Now, this is a weird one for Doc Grier. Back in 2014, I had the pleasure of reviewing Provocator‘s debut record, Antikristus. At the time, this one-man, black metal outfit from Slovenia sought the rhythms and execution of Norway’s ’90s scene. The approach was raw—but not too raw—and the delivery was somewhere between the aggressiveness of Gorgoroth, the minimalism of Darkthrone, and the “upbeatness” of Nattefrost/Carpathian Forest. And, after all these years, the record still has staying power for me. What’s so weird about this? What’s weird is that Antikristus was Doc Grier‘s very first review with AMG. So, as you can guess, I couldn’t pass up Hellscream’s follow-up full-length, Satan, Chaos, Blood and Terror. Though he’s served as the band’s sole member since its 2012 start, Hellscream has hired Kurgaall‘s Lord Astaroth to man the mic. So begins the Year of Grier. Let’s see how this shit pans out.
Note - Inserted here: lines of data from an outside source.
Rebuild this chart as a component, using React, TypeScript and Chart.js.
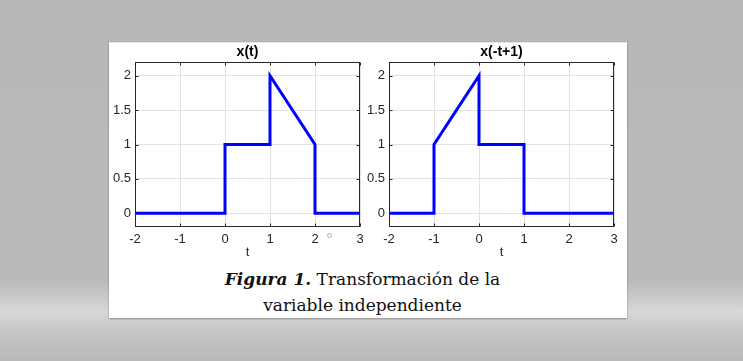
import React, { useEffect, useRef } from "react";
import { Chart, registerables } from "chart.js";

Chart.register(...registerables);

// ---- data ----
const tOriginal = [-2, 0, 0, 1, 1, 2, 2, 3];
const xOriginal = [0, 0, 1, 1, 2, 1, 0, 0];
const tTransformed = [-2, -1, -1, 0, 0, 1, 1, 3];
const xTransformed = [0, 0, 1, 2, 1, 1, 0, 0];
const xTickValues = [-2, -1, 0, 1, 2, 3];
const yTickValues = [0, 0.5, 1, 1.5, 2];
const plotTitles = ["x(t)", "x(-t+1)"];
const xAxisLabel = "t";
const captionBold = "Figura 1.";
const captionLine1 = " Transformación de la";
const captionLine2 = "variable independiente";

const AXIS_FONT = { family: "'Liberation Sans', Arial, sans-serif", size: 13 };
const AXIS_COLOR = "#262626";

const boxPlugin = {
  id: "matlabBox",
  afterDraw(chart: any, _args: any, opts: any) {
    const { ctx, chartArea: a, scales } = chart;
    ctx.save();
    const L = Math.round(a.left) + 0.5;
    const R = Math.round(a.right) - 0.5;
    const T = Math.round(a.top) + 0.5;
    const B = Math.round(a.bottom) - 0.5;
    ctx.strokeStyle = AXIS_COLOR;
    ctx.lineWidth = 1;
    ctx.strokeRect(L, T, R - L, B - T);
    const tl = 3;
    ctx.beginPath();
    scales.x.ticks.forEach((tk: any) => {
      const px = Math.round(scales.x.getPixelForValue(tk.value)) + 0.5;
      ctx.moveTo(px, B);
      ctx.lineTo(px, B - tl);
      ctx.moveTo(px, T);
      ctx.lineTo(px, T + tl);
    });
    scales.y.ticks.forEach((tk: any) => {
      const py = Math.round(scales.y.getPixelForValue(tk.value)) + 0.5;
      ctx.moveTo(L, py);
      ctx.lineTo(L + tl, py);
      ctx.moveTo(R, py);
      ctx.lineTo(R - tl, py);
    });
    ctx.stroke();
    ctx.fillStyle = "#000";
    ctx.font = "bold 14px 'Liberation Sans', Arial, sans-serif";
    ctx.textAlign = "center";
    ctx.textBaseline = "middle";
    ctx.fillText(opts.title, (a.left + a.right) / 2, a.top - 10);
    ctx.restore();
  },
};

type PlotProps = {
  t: number[];
  x: number[];
  title: string;
  left: number;
  width: number;
  yAxisWidth: number;
  padRight: number;
};

function Plot({ t, x, title, left, width, yAxisWidth, padRight }: PlotProps) {
  const ref = useRef<HTMLCanvasElement>(null);
  useEffect(() => {
    if (!ref.current) return;
    const chart = new Chart(ref.current, {
      type: "scatter",
      data: {
        datasets: [
          {
            data: t.map((tv, i) => ({ x: tv, y: x[i] })),
            showLine: true,
            borderColor: "#0000ff",
            backgroundColor: "#0000ff",
            borderWidth: 3,
            pointRadius: 0,
            tension: 0,
            borderJoinStyle: "miter",
          } as any,
        ],
      },
      options: {
        animation: false,
        responsive: false,
        maintainAspectRatio: false,
        layout: { padding: { top: 20, right: padRight, left: 0, bottom: 0 } },
        plugins: {
          legend: { display: false },
          tooltip: { enabled: false },
          title: { display: false },
          matlabBox: { title },
        } as any,
        scales: {
          x: {
            type: "linear",
            min: -2,
            max: 3,
            afterBuildTicks: (ax: any) => {
              ax.ticks = xTickValues.map((v) => ({ value: v }));
            },
            afterFit: (ax: any) => {
              ax.height = 35;
            },
            grid: { color: "#e2e2e2", drawTicks: false },
            border: { display: false },
            ticks: {
              color: AXIS_COLOR,
              font: AXIS_FONT,
              padding: 5,
              maxRotation: 0,
              autoSkip: false,
              callback: (v: any) => String(v),
            },
            title: {
              display: true,
              text: xAxisLabel,
              color: AXIS_COLOR,
              font: AXIS_FONT,
              padding: { top: 0, bottom: 2 },
            },
          },
          y: {
            type: "linear",
            min: -0.2,
            max: 2.2,
            afterBuildTicks: (ax: any) => {
              ax.ticks = yTickValues.map((v) => ({ value: v }));
            },
            afterFit: (ax: any) => {
              ax.width = yAxisWidth;
            },
            grid: { color: "#e2e2e2", drawTicks: false },
            border: { display: false },
            ticks: {
              color: AXIS_COLOR,
              font: AXIS_FONT,
              padding: 4,
              autoSkip: false,
              callback: (v: any) => String(v),
            },
          },
        },
      } as any,
      plugins: [boxPlugin as any],
    });
    return () => chart.destroy();
  }, []);
  return (
    <canvas
      ref={ref}
      width={width}
      height={220}
      style={{ position: "absolute", left, top: 42, width, height: 220 }}
    />
  );
}

export default function App() {
  return (
    <div
      style={{
        position: "absolute",
        left: 0,
        top: 0,
        width: 743,
        height: 361,
        overflow: "hidden",
        background:
          "linear-gradient(to bottom, #b7b8b7 0px, #b8b9b8 280px, #d7d8d7 312px, #c6c7c6 330px, #b7b8b7 361px)",
      }}
    >
      <div
        style={{
          position: "absolute",
          left: 109,
          top: 42,
          width: 518,
          height: 275,
          background: "#ffffff",
          borderTop: "1px solid #e6e6e6",
          boxShadow: "0 1px 2px rgba(0,0,0,0.35)",
        }}
      />
      <Plot
        t={tOriginal}
        x={xOriginal}
        title={plotTitles[0]}
        left={110}
        width={262}
        yAxisWidth={25}
        padRight={12}
      />
      <Plot
        t={tTransformed}
        x={xTransformed}
        title={plotTitles[1]}
        left={363}
        width={262}
        yAxisWidth={26}
        padRight={11}
      />
      <div
        style={{
          position: "absolute",
          left: 327,
          top: 233,
          width: 3,
          height: 3,
          border: "1px solid #a9b0c8",
          borderRadius: "50%",
        }}
      />
      <div
        style={{
          position: "absolute",
          left: 109,
          top: 266,
          width: 507,
          textAlign: "center",
          fontFamily: "'DejaVu Serif', serif",
          fontSize: 17,
          lineHeight: "26px",
          color: "#111",
          whiteSpace: "nowrap",
        }}
      >
        <div>
          <b>
            <i>{captionBold}</i>
          </b>
          {captionLine1}
        </div>
        <div>{captionLine2}</div>
      </div>
    </div>
  );
}
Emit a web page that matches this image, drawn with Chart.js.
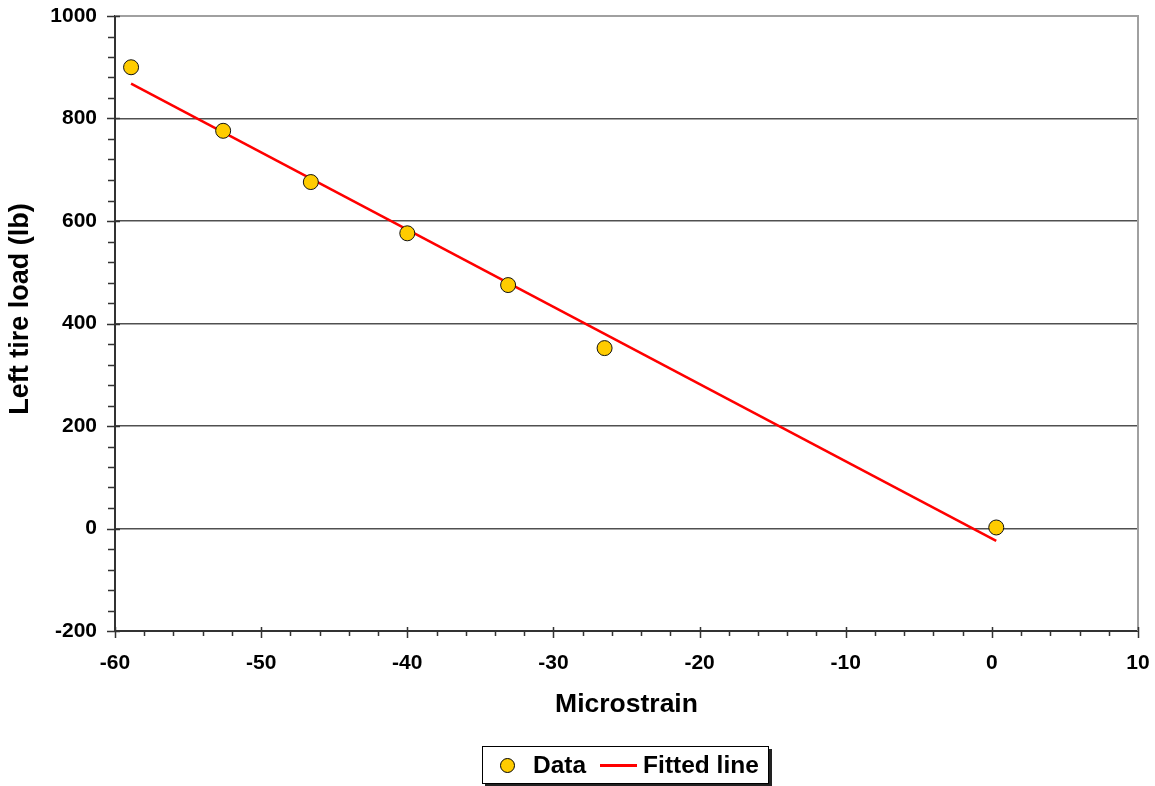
<!DOCTYPE html>
<html>
<head>
<meta charset="utf-8">
<script src="https://cdn.jsdelivr.net/npm/chart.js@4"></script>
<style>
  html, body { margin: 0; padding: 0; background: #fff; }
  #wrap { position: relative; width: 1155px; height: 786px; }
  #legend {
    position: absolute; left: 482px; top: 746px; width: 285px; height: 36px;
    border: 1px solid #000; box-shadow: 3px 3px 0 #222; background: #fff;
    font: bold 24.5px "Liberation Sans", Arial, sans-serif; color: #000;
    display: flex; align-items: center; box-sizing: content-box;
  }
  #legend .item { display: flex; align-items: center; }
  #legend .dot {
    width: 13px; height: 13px; border-radius: 50%; background: #ffcc00;
    border: 1px solid #000; margin: 0 18px 0 17px;
  }
  #legend .ln { width: 37px; height: 3px; background: #ff0000; margin: 0 6px 0 14px; }
</style>
</head>
<body>
<div id="wrap">
  <canvas id="loadChart" width="1155" height="786"></canvas>
  <div id="legend"></div>
</div>
<script>
// calibration points: strain vs. measured load
const strain = [-58.9, -52.6, -46.6, -40.0, -33.1, -26.5, 0.3];
const load = [900, 776, 676, 576, 475, 352, 2];

// end points of the fitted line
const fitStrain = [-58.9, 0.3];
const fitLoad = [868, -24];

const xTicks = [-60, -50, -40, -30, -20, -10, 0, 10];
const yTicks = [-200, 0, 200, 400, 600, 800, 1000];

const FONT = '"Liberation Sans", Arial, sans-serif';

const pts = strain.map((x, i) => ({ x: x, y: load[i] }));
const fit = fitStrain.map((x, i) => ({ x: x, y: fitLoad[i] }));

// tick marks, plot frame and rotated y title
const frame = {
  id: 'frame',
  afterDraw(chart) {
    const c = chart.ctx;
    const a = chart.chartArea;
    const xs = chart.scales.x, ys = chart.scales.y;
    c.save();
    c.strokeStyle = '#a0a0a0';
    c.lineWidth = 2;
    c.beginPath();
    c.moveTo(a.left, a.top);
    c.lineTo(a.right, a.top);
    c.lineTo(a.right, a.bottom);
    c.stroke();

    c.strokeStyle = '#333';
    c.lineWidth = 1.5;
    c.beginPath();
    xs.ticks.forEach(t => {
      const px = Math.round(xs.getPixelForValue(t.value)) + 0.5;
      const major = xTicks.includes(t.value);
      c.moveTo(px, a.bottom - (major ? 4 : 0));
      c.lineTo(px, a.bottom + (major ? 7 : 5));
    });
    ys.ticks.forEach(t => {
      const py = Math.round(ys.getPixelForValue(t.value)) + 0.5;
      const major = yTicks.includes(t.value);
      c.moveTo(a.left - (major ? 8 : 7), py);
      c.lineTo(a.left + (major ? 5 : 0), py);
    });
    c.stroke();

    c.translate(21, 309);
    c.rotate(-Math.PI / 2);
    c.fillStyle = '#000';
    c.font = 'bold 27px ' + FONT;
    c.textAlign = 'center';
    c.textBaseline = 'middle';
    c.fillText('Left tire load (lb)', 0, 0);
    c.restore();
  }
};

const chart = new Chart(document.getElementById('loadChart').getContext('2d'), {
  type: 'scatter',
  data: {
    datasets: [{
      label: 'Data',
      data: pts,
      backgroundColor: '#ffcc00',
      borderColor: '#111',
      borderWidth: 1,
      pointRadius: 7.5,
      order: 0
    }, {
      label: 'Fitted line',
      type: 'line',
      data: fit,
      borderColor: '#ff0000',
      borderWidth: 2.5,
      pointRadius: 0,
      fill: false,
      order: 1
    }]
  },
  options: {
    responsive: false,
    animation: false,
    layout: { padding: { left: 0, right: 17, top: 16, bottom: 60 } },
    plugins: { legend: { display: false }, tooltip: { enabled: false } },
    scales: {
      x: {
        type: 'linear',
        min: -60, max: 10,
        afterFit(s) { s.height = 95; s.paddingLeft = 0; s.paddingRight = 0; },
        ticks: {
          stepSize: 2, autoSkip: false, maxRotation: 0, padding: 20,
          color: '#000', font: { family: FONT, size: 21, weight: 'bold' },
          callback: v => (xTicks.includes(v) ? v : '')
        },
        grid: { display: false, drawTicks: false },
        border: { display: true, color: '#333', width: 2 },
        title: {
          display: true, text: 'Microstrain', color: '#000',
          font: { family: FONT, size: 26.5, weight: 'bold' },
          padding: { top: 0, bottom: 5 }
        }
      },
      y: {
        min: -200, max: 1000,
        afterFit(s) { s.width = 115; s.paddingTop = 0; s.paddingBottom = 0; },
        ticks: {
          stepSize: 40, autoSkip: false, padding: 18,
          color: '#000', font: { family: FONT, size: 21, weight: 'bold' },
          callback: v => (yTicks.includes(v) ? v : '')
        },
        grid: {
          drawTicks: false,
          lineWidth: 1.5,
          color: ctx => {
            const v = ctx.tick.value;
            if (v === 1000) return '#a0a0a0';
            return (yTicks.includes(v) ? '#505050' : 'rgba(0,0,0,0)');
          }
        },
        border: { display: true, color: '#333', width: 2 }
      }
    }
  },
  plugins: [frame]
});

// legend built from the dataset labels
const legend = document.getElementById('legend');
chart.data.datasets.forEach((ds, i) => {
  const item = document.createElement('span');
  item.className = 'item';
  const sym = document.createElement('span');
  sym.className = i === 0 ? 'dot' : 'ln';
  const txt = document.createElement('span');
  txt.textContent = ds.label;
  item.appendChild(sym);
  item.appendChild(txt);
  legend.appendChild(item);
});
</script>
</body>
</html>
As one can guess from the album title and artwork, Provocator is still a black metal band. They still pledge allegiance to lo-fi production with wide-open dynamics. And they continue to spew, spit, and shit the horned beast down your throat. But, boy, have the vocals changed. While Hellscream’s vocals on Antikristus were standard, they did little to interfere with the riffs and added weight to the mood. They stayed to the back, where they belonged, and let the chaos from the instruments take hold. The opposite occurs in Satan, Chaos, Blood and Terror. Lord Astaroth may have diversity (black rasps and shrieks, low barks and growls, and old-school Tom Araya screams) but the album’s mix doesn’t do him (or the songs) any favor.
This becomes clear right away with opener “General Commander Baphomet.” Though the riffs have energy and the aggressiveness of a band like Gorgoroth, you can’t fucking hear them. The vocals are so goddamn loud in the mix that I hardly notice the bass, drums, and guitar hiding somewhere in the back of the song. The rawness of the song does give it a cool, old-school feel, but (even with repeat listens) I still have a hard time not wincing at the schizophrenic rasps, growls, and ear-piercing screams.
Now, I don’t wanna say it gets worse as the album progresses, but it does. “Satan Chaos Blood and Terror,” “Iron Horned Baphomet,” and “Black Seal of Damnation” have some of the loudest, most-disjointed vocals on the album. The vox on the title track and “Iron Horned Baphomet” show even more diversity than the title track, but with the added bonus of getting louder in some spots and almost disappearing in others. As if Astaroth gets closer and farther away from the mic during the recording. Unfortunately, this might be one of the most distracting things I’ve ever heard.
But, if you can get past it, there are some memorable passages in songs like “Anno Vulgaris MDCXXX,” “Satanic Storms of Mayhem,” and “Black Seal of Damnation.” The first opens and closes with a slow, swampy guitar lead, while the bulk of the song is a fast-picked stream of hate. “Black Seal of Damnation” bludgeons your brain into a black pulp before it sneaks away with a wry smile and a sinister gait. But “Satanic Storms of Mayhem” is probably the song that has the best balance of vocals and instrumentation. It has a creepy vibe, some old-school Panzerchrist grunts and growls, and a slinkiness that works from beginning to end.
While Provocator have become more adventurous in the vocal department, Satan, Chaos, Blood and Terror is a letdown. Don’t get me wrong, Lord Astaroth is a fantastic singer and Kurgaall rules. But his approach on Provocator‘s newest release doesn’t work. That said, there are a couple of decent moments here but the bad outweighs the good. In particular when it comes to “Iron Horned Baphomet” and the unlistenable “Goathammer Militia.” Unfortunately, Satan, Chaos, Blood and Terror is difficult to listen to again and again (even with a twenty-six-minute runtime), and it’s a letdown when compared to its predecessor. At first, I was excited to get a chance to review the follow-up to my AMG debut. But, now, I’m bummed.